The Day the Payment Rails Changed Forever
I was sipping my morning coffee when the alerts started pinging. Not the usual market noise, but something deeper—a tectonic shift in how money moves. On March 24, 2026, Christine Lagarde's European Central Bank did what many thought was still years away: they launched the retail digital euro pilot across Germany, France, Italy, and two other member states. This wasn't some theoretical white paper gathering dust. This was live, in-wallet, bypassing-everything-you-know-about-payments real.
And Wall Street felt it immediately.
The Market Bloodbath Nobody Saw Coming
Let's talk numbers, because they tell a brutal story. Visa shares plummeted 4.2%. Mastercard dropped 4.7%. In a single trading session. For companies of that scale, that's not a dip—it's a statement. Institutional traders I spoke to described the sell-off as "orderly panic." Everyone understood the implications simultaneously: the ECB had just built a highway and told the toll collectors they were no longer needed.

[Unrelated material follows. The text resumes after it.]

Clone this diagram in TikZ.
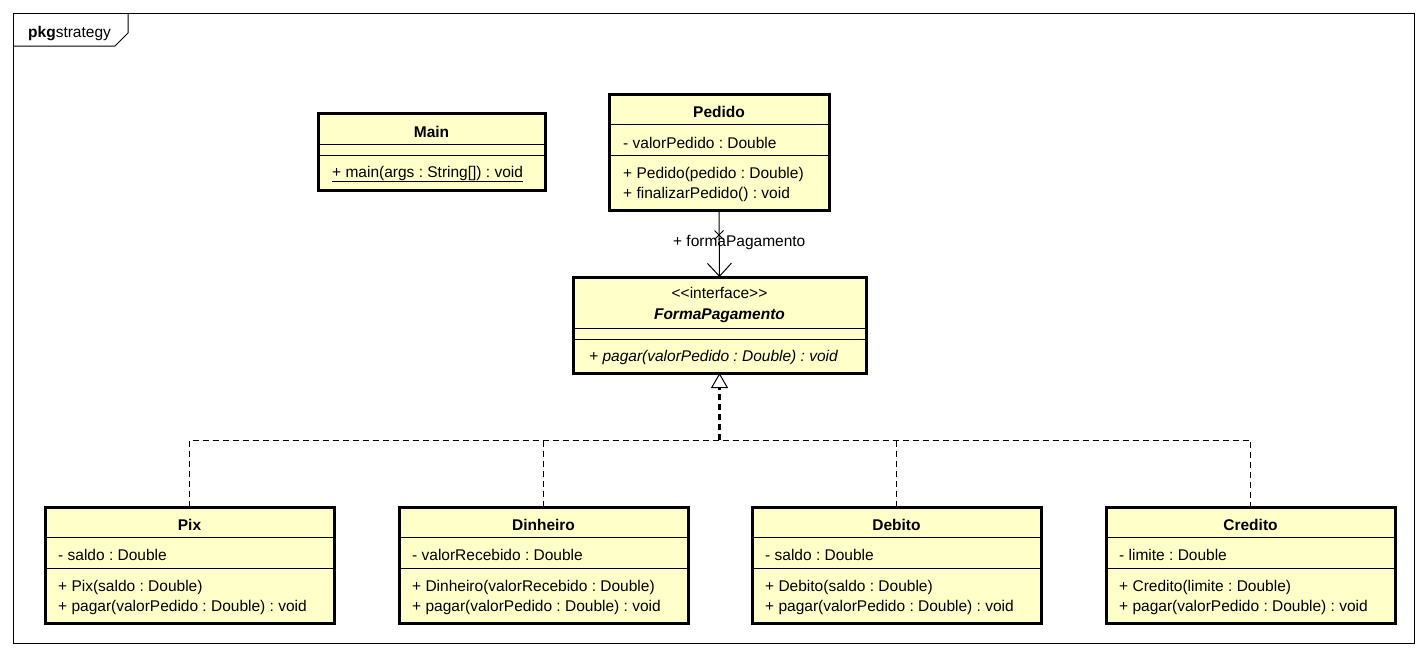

Goldman Sachs analysts didn't waste time. They slashed Q3 European revenue projections for both payment giants by a staggering €850 million. Think about that figure for a second. That's not "adjusted guidance"—that's a financial amputation. The reasoning was cold, clear, and terrifying for shareholders: why would European merchants pay Visa's interchange fees when they could settle instantly on the ECB's ledger for free?
The Domino Effect in European Banking
Here's where it gets messy. This central bank digital currency isn't just a payments story—it's a full-system overhaul. Overnight, every retail bank in the pilot zone faced an existential question: why would citizens keep money in a commercial savings account earning 0.1% when they could hold risk-free digital euros directly with the ECB?
The answer? They wouldn't.
Santander and UniCredit blinked first, hiking short-term savings yields by 45 basis points in a desperate bid to stop the deposit flight. Their net interest margins—the lifeblood of traditional banking—immediately compressed. One Frankfurt-based banker told me, off the record, "We're competing with God now. The central bank is our direct competitor for deposits. How do you price against infinity?"
The Geopolitical Chessboard Just Got Reset
While American fintech stocks bled, other global players were making their moves. The People's Bank of China wasted no time signaling plans to expand its digital yuan interoperability through the mBridge protocol. Their target? African emerging markets where both European and Chinese influence is fiercely contested. This isn't about convenience anymore—it's about monetary diplomacy. Whoever controls the digital payment infrastructure controls the trade relationships.
Europe's move creates a fascinating precedent. For decades, the U.S. dollar's dominance was reinforced by SWIFT and credit card networks. Now, the ECB has built a parallel system that operates outside those rails entirely. It's a quiet, technical form of sovereignty assertion with louder consequences than any trade tariff.